As Recaro Aircraft Seating arrives at AIX, its financial performance reflects the almost contradictory challenges facing leading interiors suppliers three years after the pandemic ended. On the one hand, the German manufacturer’s latest results show a record orderbook worth more than €2 billion ($2.19 billion). Sales in 2024 saw double-digit growth.
However, those €588 million revenues at the family-owned firm remain about a fifth lower than in 2019. And while Recaro is employing 10% more staff than before Covid-19, with a worldwide workforce of just over 3,000, much of this growth is because it needs more employees to manage a rapid increase in production amid a still fragile supplier base.
“We are happy with our performance, but it requires a lot of effort,” admits chief executive Mark Hiller, speaking to FlightGlobal just ahead of the Hamburg event. “There are higher costs in the supply chain, and it requires more monitoring. We are putting a lot of effort into fulfilling our orderbook by ramping up at all our sites.”
Among the products Recaro will be producing a lot more of in 2025 is the R3 long-haul economy class seat – which has about 40 programmes – as more examples of the Airbus A321LR and A321XLR enter service. Customers include launch operator Iberia, which is installing the product on eight A321XLRs flying transatlantic routes from Madrid. Production numbers, says Hiller, are “growing tremendously”.

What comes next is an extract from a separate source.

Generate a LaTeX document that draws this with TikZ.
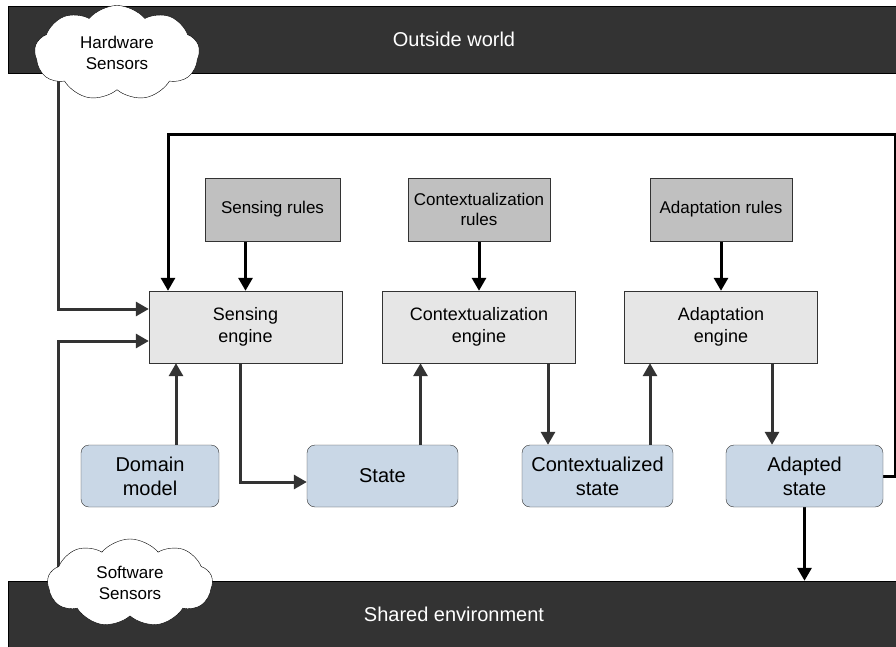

Other significant recent wins include Latam Airlines, which is retrofitting its Boeing 787s with Recaro’s R7 mini-suite, one of several business class products Recaro now offers, and Indian carrier IndiGo, which is equipping its A321s with R5 business class seats as well as the R2 economy class product.
At last year’s show, Recaro announced it was rebranding its seat range around R designations, replacing BL, CL, PL and SL families, with their four-digit designations, with a simpler naming convention. The numbers broadly rise as the seat becomes more complex, so the R1 is Recaro’s basic short-haul economy product, while R7 is its roughly 80kg top of the range offering.
Although Recaro made its name in economy seating, increasing its penetration in the premium market – a segment in which it competes with the likes of Stelia and Thompson as well as traditional rivals Collins and Safran – is one of Hiller’s longer-term ambitions. In fact, he has stated that he wants Recaro to be “the market leader” in business class.
The renaming of its product line up perhaps indicates where Recaro’s next launches will be. For instance, while there is an R5 and an R7, there is currently no R6. “The R6 will happen. I am waiting for a proposal from my design team,” says Hiller, who adds: “The R7 will not be enough [at the top end of business class]. Maybe we will need an R8.”
Despite the competition in this segment, Hiller insists there is still plenty of opportunity “for an innovative business class supplier with a good performance record”. Success in this area of the market, he says, depends on “quality, weight, and delivery”.
Recaro, based in the town of Schwabisch Hall near Stuttgart, has also been targeting new markets, including large regional jets. After success with Embraer’s E2 range, the company last year secured Air Baltic as a customer for the R2 seat on its Airbus A220-300s. The Latvian carrier, the largest operator of the type, will equip its jets with 148 seats.
Recaro is also seeking further deals in the urban air mobility market after last year announcing a deal with Embraer offshoot Eve last year to design, certificate, and produce 75,000 seats – in shipsets of five – for its electric vertical take-off and landing (eVTOL) air taxi, which is intended to enter service in 2027.
Although he admits that developers have faced funding challenges and most programmes have been delayed well beyond original certification timelines, Hiller says he is “as excited as we have ever been about the eVTOL market”. He adds: “It fits very well with our DNA because it is all about providing good comfort with stringent safety requirements. I am expecting a huge market in the next couple of years.”
To meet the expected hike in demand for its products, Recaro has been stepping up its investment in its overseas facilities, in China, Poland, and the USA. He says the objective is to move almost all production of economy products to the foreign sites, which have “set ups more suitable to high volume”, with Schwabisch Hall focusing on design engineering and premium lines.
Flexibility, maintains Hiller, has been “key” to Recaro’s philosophy since before the pandemic. “Our objective is always to be aligned with the customer and the OEM and to constantly be looking for new ways to balance workflow and production” he says.